TASK REQUIREMENTS: All of the data should be output character for character, except the pictures.

SUPPLIED DATA:
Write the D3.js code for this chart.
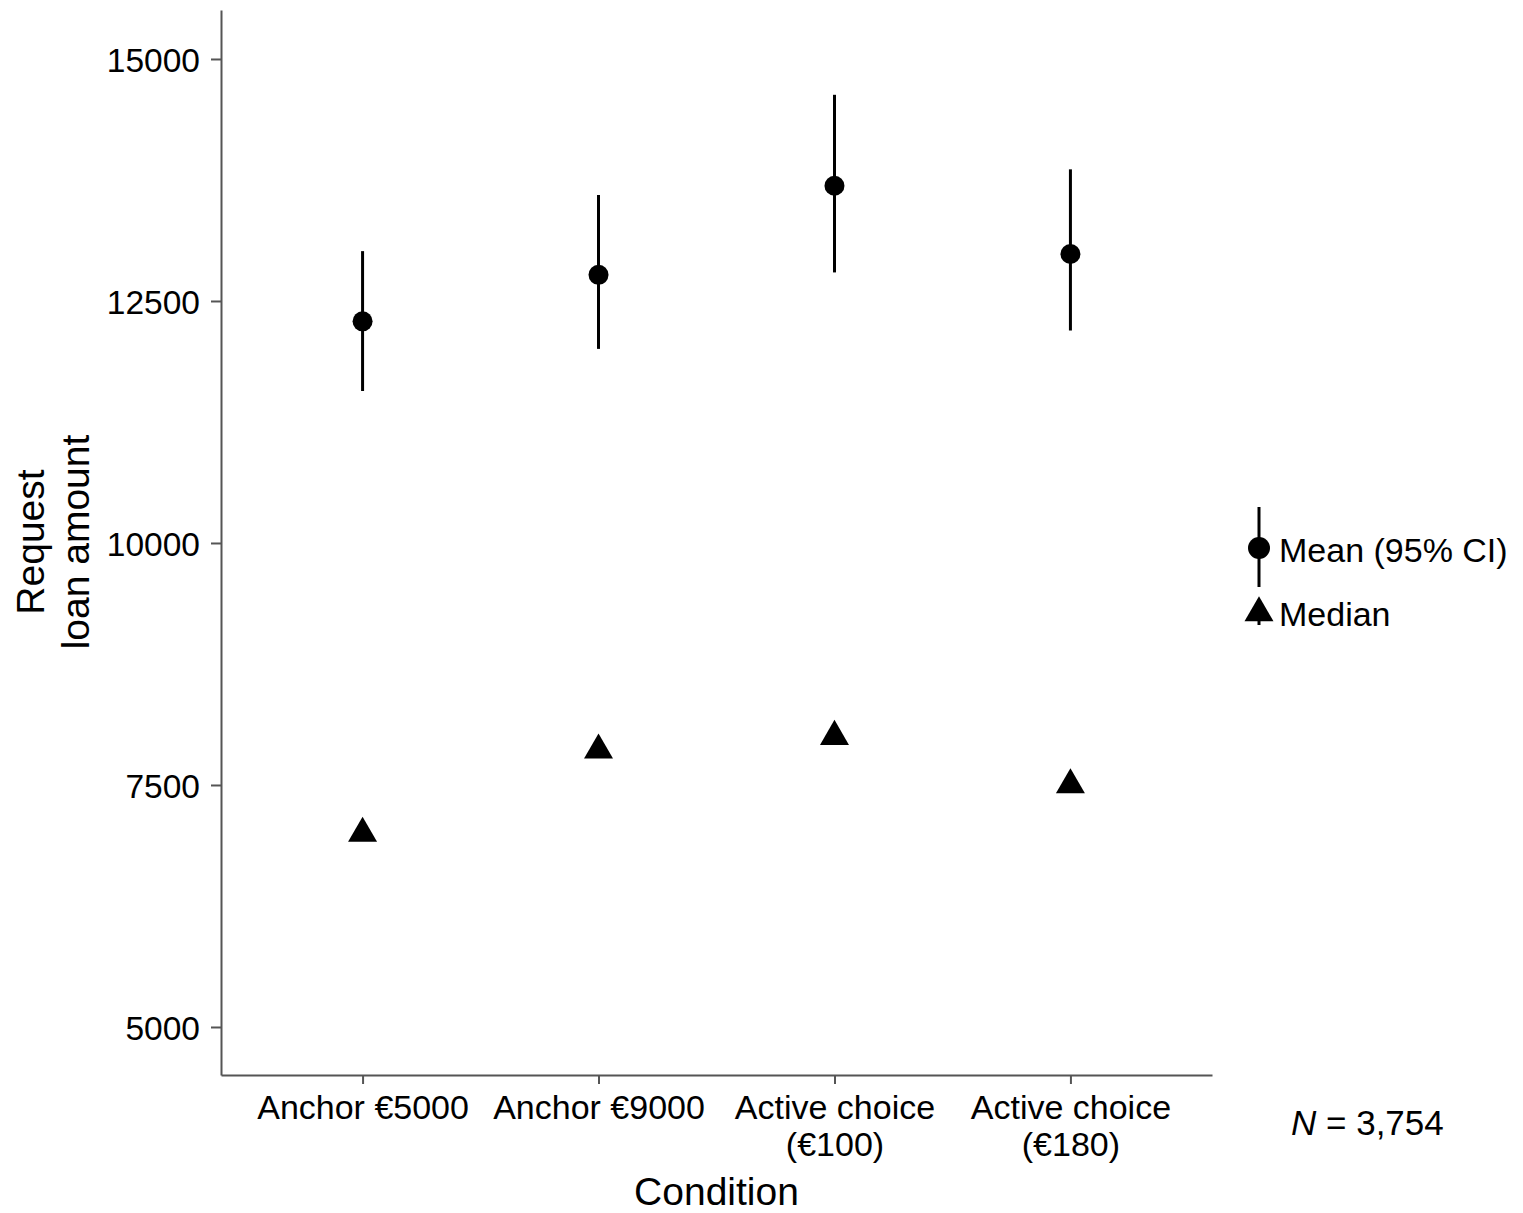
<!DOCTYPE html>
<html>
<head>
<meta charset="utf-8">
<script src="https://cdn.jsdelivr.net/npm/d3@7"></script>
<style>
  body { margin: 0; background: #fff; }
  text { font-family: "Liberation Sans", Arial, sans-serif; fill: #000; }
</style>
</head>
<body>
<script>
// data
const conditions = ["Anchor €5000", "Anchor €9000", "Active choice\n(€100)", "Active choice\n(€180)"];
const means = [12290, 12770, 13690, 12985];
const ciLow = [11570, 12005, 12795, 12195];
const ciHigh = [13015, 13595, 14630, 13860];
const medians = [7000, 7860, 8000, 7500];
const yTicks = [5000, 7500, 10000, 12500, 15000];

const W = 1523, H = 1213;
const margin = {top: 10, right: 311, bottom: 138, left: 221};
const axisColor = "#555";

const svg = d3.select("body").append("svg")
    .attr("width", W)
    .attr("height", H);

// scales
let x = d3.scalePoint()
    .domain(conditions)
    .range([margin.left, W - margin.right])
    .padding(0.6);

let y = d3.scaleLinear()
    .domain([4504, 15506])
    .range([H - margin.bottom, margin.top]);

// y axis
const gy = svg.append("g")
    .attr("transform", `translate(${margin.left},0)`)
    .call(d3.axisLeft(y).tickValues(yTicks).tickSize(10).tickSizeOuter(0).tickPadding(11).tickFormat(d3.format("d")));
gy.select(".domain").attr("stroke", axisColor).attr("stroke-width", 2);
gy.selectAll(".tick line").attr("stroke", axisColor).attr("stroke-width", 2);
gy.selectAll(".tick text")
    .style("font-size", "33.5px")
    .attr("dy", "0.36em");

// x axis
const gx = svg.append("g")
    .attr("transform", `translate(0,${H - margin.bottom})`)
    .call(d3.axisBottom(x).tickSize(9).tickSizeOuter(0).tickPadding(0));
gx.select(".domain").attr("stroke", axisColor).attr("stroke-width", 2);
gx.selectAll(".tick line").attr("stroke", axisColor).attr("stroke-width", 2);
gx.selectAll(".tick text")
    .style("font-size", "34px")
    .attr("y", 0)
    .attr("dy", null)
    .text(null)
    .each(function (d) {
        const lines = d.split("\n");
        const t = d3.select(this);
        lines.forEach((ln, i) => {
            t.append("tspan")
                .attr("x", 0)
                .attr("y", 44 + i * 37)
                .text(ln);
        });
    });

// axis titles
svg.append("text")
    .attr("x", (margin.left + W - margin.right) / 2)
    .attr("y", 1205)
    .attr("text-anchor", "middle")
    .style("font-size", "39px")
    .text("Condition");

const yTitle = svg.append("text")
    .attr("transform", "translate(0,542) rotate(-90)")
    .attr("text-anchor", "middle")
    .style("font-size", "39px");
yTitle.append("tspan").attr("x", 0).attr("y", 44).text("Request");
yTitle.append("tspan").attr("x", 0).attr("y", 89).text("loan amount");

// error bars (95% CI)
svg.append("g")
    .selectAll("line")
    .data(conditions)
    .join("line")
    .attr("x1", d => x(d))
    .attr("x2", d => x(d))
    .attr("y1", (d, i) => y(ciLow[i]))
    .attr("y2", (d, i) => y(ciHigh[i]))
    .attr("stroke", "#000")
    .attr("stroke-width", 3);

// means
svg.append("g")
    .selectAll("circle")
    .data(conditions)
    .join("circle")
    .attr("cx", d => x(d))
    .attr("cy", (d, i) => y(means[i]))
    .attr("r", 10)
    .attr("fill", "#000");

// medians
const tri = d3.symbol().type(d3.symbolTriangle).size(364);
svg.append("g")
    .selectAll("path")
    .data(conditions)
    .join("path")
    .attr("d", tri)
    .attr("transform", (d, i) => `translate(${x(d)},${y(medians[i])})`)
    .attr("fill", "#000");

// legend
const lg = svg.append("g");
lg.append("line")
    .attr("x1", 1259).attr("x2", 1259)
    .attr("y1", 507).attr("y2", 587)
    .attr("stroke", "#000").attr("stroke-width", 3);
lg.append("circle")
    .attr("cx", 1259).attr("cy", 548).attr("r", 11)
    .attr("fill", "#000");
lg.append("line")
    .attr("x1", 1259).attr("x2", 1259)
    .attr("y1", 612).attr("y2", 625)
    .attr("stroke", "#000").attr("stroke-width", 3);
lg.append("path")
    .attr("d", tri)
    .attr("transform", "translate(1259,613)")
    .attr("fill", "#000");
lg.append("text")
    .attr("x", 1279).attr("y", 562)
    .style("font-size", "34px")
    .text("Mean (95% CI)");
lg.append("text")
    .attr("x", 1279).attr("y", 626)
    .style("font-size", "34px")
    .text("Median");

// sample size note
const note = svg.append("text")
    .attr("x", 1291).attr("y", 1135)
    .style("font-size", "35px");
note.append("tspan").style("font-style", "italic").text("N");
note.append("tspan").text(" = 3,754");
</script>
</body>
</html>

SOLVED PROBLEM:
Write the D3.js code for this chart.
<!DOCTYPE html>
<html>
<head>
<meta charset="utf-8">
<script src="https://cdn.jsdelivr.net/npm/d3@7"></script>
<style>
  body { margin: 0; background: #fff; }
  text { font-family: "Liberation Sans", Arial, sans-serif; fill: #000; }
</style>
</head>
<body>
<script>
// data
const conditions = ["Anchor €5000", "Anchor €9000", "Active choice\n(€100)", "Active choice\n(€180)"];
const means = [12290, 12770, 13690, 12985];
const ciLow = [11570, 12005, 12795, 12195];
const ciHigh = [13015, 13595, 14630, 13860];
const medians = [7000, 7860, 8000, 7500];
const yTicks = [5000, 7500, 10000, 12500, 15000];

const W = 1523, H = 1213;
const margin = {top: 10, right: 311, bottom: 138, left: 221};
const axisColor = "#555";

const svg = d3.select("body").append("svg")
    .attr("width", W)
    .attr("height", H);

// scales
let x = d3.scalePoint()
    .domain(conditions)
    .range([margin.left, W - margin.right])
    .padding(0.6);

let y = d3.scaleLinear()
    .domain([4504, 15506])
    .range([H - margin.bottom, margin.top]);

// y axis
const gy = svg.append("g")
    .attr("transform", `translate(${margin.left},0)`)
    .call(d3.axisLeft(y).tickValues(yTicks).tickSize(10).tickSizeOuter(0).tickPadding(11).tickFormat(d3.format("d")));
gy.select(".domain").attr("stroke", axisColor).attr("stroke-width", 2);
gy.selectAll(".tick line").attr("stroke", axisColor).attr("stroke-width", 2);
gy.selectAll(".tick text")
    .style("font-size", "33.5px")
    .attr("dy", "0.36em");

// x axis
const gx = svg.append("g")
    .attr("transform", `translate(0,${H - margin.bottom})`)
    .call(d3.axisBottom(x).tickSize(9).tickSizeOuter(0).tickPadding(0));
gx.select(".domain").attr("stroke", axisColor).attr("stroke-width", 2);
gx.selectAll(".tick line").attr("stroke", axisColor).attr("stroke-width", 2);
gx.selectAll(".tick text")
    .style("font-size", "34px")
    .attr("y", 0)
    .attr("dy", null)
    .text(null)
    .each(function (d) {
        const lines = d.split("\n");
        const t = d3.select(this);
        lines.forEach((ln, i) => {
            t.append("tspan")
                .attr("x", 0)
                .attr("y", 44 + i * 37)
                .text(ln);
        });
    });

// axis titles
svg.append("text")
    .attr("x", (margin.left + W - margin.right) / 2)
    .attr("y", 1205)
    .attr("text-anchor", "middle")
    .style("font-size", "39px")
    .text("Condition");

const yTitle = svg.append("text")
    .attr("transform", "translate(0,542) rotate(-90)")
    .attr("text-anchor", "middle")
    .style("font-size", "39px");
yTitle.append("tspan").attr("x", 0).attr("y", 44).text("Request");
yTitle.append("tspan").attr("x", 0).attr("y", 89).text("loan amount");

// error bars (95% CI)
svg.append("g")
    .selectAll("line")
    .data(conditions)
    .join("line")
    .attr("x1", d => x(d))
    .attr("x2", d => x(d))
    .attr("y1", (d, i) => y(ciLow[i]))
    .attr("y2", (d, i) => y(ciHigh[i]))
    .attr("stroke", "#000")
    .attr("stroke-width", 3);

// means
svg.append("g")
    .selectAll("circle")
    .data(conditions)
    .join("circle")
    .attr("cx", d => x(d))
    .attr("cy", (d, i) => y(means[i]))
    .attr("r", 10)
    .attr("fill", "#000");

// medians
const tri = d3.symbol().type(d3.symbolTriangle).size(364);
svg.append("g")
    .selectAll("path")
    .data(conditions)
    .join("path")
    .attr("d", tri)
    .attr("transform", (d, i) => `translate(${x(d)},${y(medians[i])})`)
    .attr("fill", "#000");

// legend
const lg = svg.append("g");
lg.append("line")
    .attr("x1", 1259).attr("x2", 1259)
    .attr("y1", 507).attr("y2", 587)
    .attr("stroke", "#000").attr("stroke-width", 3);
lg.append("circle")
    .attr("cx", 1259).attr("cy", 548).attr("r", 11)
    .attr("fill", "#000");
lg.append("line")
    .attr("x1", 1259).attr("x2", 1259)
    .attr("y1", 612).attr("y2", 625)
    .attr("stroke", "#000").attr("stroke-width", 3);
lg.append("path")
    .attr("d", tri)
    .attr("transform", "translate(1259,613)")
    .attr("fill", "#000");
lg.append("text")
    .attr("x", 1279).attr("y", 562)
    .style("font-size", "34px")
    .text("Mean (95% CI)");
lg.append("text")
    .attr("x", 1279).attr("y", 626)
    .style("font-size", "34px")
    .text("Median");

// sample size note
const note = svg.append("text")
    .attr("x", 1291).attr("y", 1135)
    .style("font-size", "35px");
note.append("tspan").style("font-style", "italic").text("N");
note.append("tspan").text(" = 3,754");
</script>
</body>
</html>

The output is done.